Em uma das cenas do longa animado, o governador Ratcliffe – também baseado em uma figura histórica real e vilão da história – canta uma música extremamente preconceituosa sobre os indígenas norte-americanos. Na canção, ele diz: “O que esperar desses pagãos nojentos?/Dessa maldita raça e horrível cor / Eu sei o que merecem / São bons quando falecem / São bichos, animais, ou pior / São bárbaros, bárbaros.”
Apesar de Ratcliffe ser o vilão que deseja colonizar o local a qualquer custo, a letra da canção revela um pensamento muito preconceituoso.
Toy Story 2 (1999)
Toy Story 2 apresenta um novo personagem aos telespectadores: o vilão Stinky Pete (Mineiro, na tradução brasileira). Noa créditos do longa, o personagem protagoniza uma cena de assédio, mais tarde excluída do filme.
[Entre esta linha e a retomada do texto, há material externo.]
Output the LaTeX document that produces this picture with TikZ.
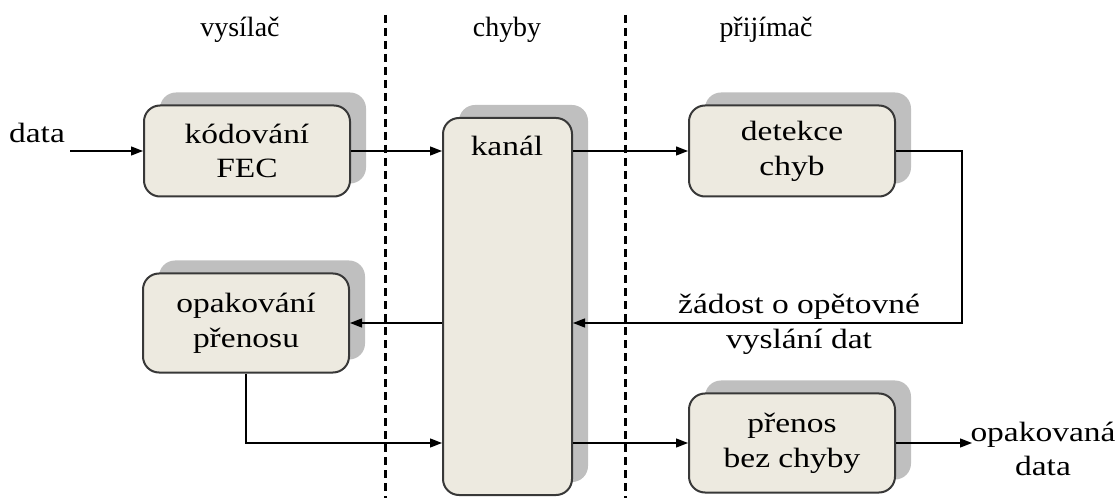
\documentclass[tikz,border=0pt]{standalone}
\usepackage{fontspec}
\setmainfont[FakeStretch=1.2]{Liberation Serif}
\newfontfamily\nadpisfont{Liberation Serif}
\usetikzlibrary{arrows.meta,positioning,shadows}

\definecolor{boxfill}{HTML}{EDEAE0}
\definecolor{boxline}{HTML}{383838}

\tikzset{
  blok/.style={draw=boxline, line width=2bp, fill=boxfill, rounded corners=16bp,
    minimum width=206bp, minimum height=91bp, align=center, inner sep=0pt,
    drop shadow={shadow xshift=16bp, shadow yshift=13bp, fill=black!25, opacity=1}},
  sipka/.style={-{Triangle[length=12bp,width=9bp]}, line width=1.3bp},
  hranice/.style={dash pattern=on 8bp off 5bp, line width=3bp},
  nadpis/.style={font=\nadpisfont\fontsize{28}{34}\selectfont},
}

\begin{document}
\begin{tikzpicture}[x=1bp, y=-1bp, font=\fontsize{28}{35}\selectfont]
  \useasboundingbox (0,0) rectangle (1116,498);

  % hranice mezi casti
  \foreach \x in {385,625}
    \draw [hranice] (\x,15) -- (\x,498);

  % nadpisy
  \node (vysilac) [nadpis] at (240,30) {vysílač};
  \node (chyby) [nadpis] at (507,30) {chyby};
  \node (prijimac) [nadpis] at (766,30) {přijímač};

  % bloky
  \node (kodovani) [blok] at (247,151) {kódování\\FEC};
  \node (detekce) [blok] at (792,151) {detekce\\chyb};
  \node (opakovani) [blok, minimum height=99bp] at (246,323) {opakování\\přenosu};
  \node (prenos) [blok, minimum height=99bp] at (792,443) {přenos\\bez chyby};
  \node (kanal) [blok, minimum width=129bp, minimum height=377bp] at (507.5,306.5) {};
  \node (kanalnapis) at (507,146) {kanál};

  % vstup a vystup
  \coordinate (vstup) at (70,151);
  \node (data) at (37,133) {data};
  \coordinate (vystup) at (972,443);
  \node (opakdata) [align=center] at (1043,449) {opakovaná\\data};
  \coordinate (zlom) at (962,323);

  % spoje
  \draw [sipka] (vstup) -- (kodovani);
  \draw [sipka] (kodovani) -- (kodovani -| kanal.west);
  \draw [sipka] (detekce -| kanal.east) -- (detekce);
  \draw [sipka] (detekce.east) -| (zlom) -- (zlom -| kanal.east);
  \node (zadost) [align=center] at (799,324) {žádost o opětovné\\vyslání dat};
  \draw [sipka] (opakovani -| kanal.west) -- (opakovani);
  \draw [sipka] (opakovani.south) |- (prenos -| kanal.west);
  \draw [sipka] (prenos -| kanal.east) -- (prenos);
  \draw [sipka] (prenos) -- (vystup);
\end{tikzpicture}
\end{document}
Na cena, Mineiro aparece ao lado de duas bonecas Barbie, dentro de uma caixa de brinquedo. O personagem diz, enquanto toca a mão de uma das bonecas: “Então, vocês duas são absolutamente idênticas? Tenho certeza de que posso conseguir um papel para vocês em Toy Story 3.”
No entanto, ao perceber que estava sendo filmado, Mineiro desconversa, muda o tom e encerra o diálogo. Segundo o The Guardian, a cena foi deletada depois que John Lasseter, diretor de Toy Story, saiu do cargo devido à acusações de assédio sexual.
A Princesa e o Sapo (2009)
O filme, famoso pela primeira princesa negra da franquia Disney Princesas, fez com que o estúdio fosse elogiado pela representatividade. No entanto, o nome da protagonista gerou polêmicas.
Inicialmente, a princesa teria o nome Maddy, o que críticos relacionaram a “Mammy”, modo como as escravas eram tratadas no sul dos Estados Unidos. Além disso, Maddy seria abreviação de Madeleine – nome usado frequentemente por escravos. Após as críticas, o nome da heroína foi modificado, de Maddy para Princesa Tiana.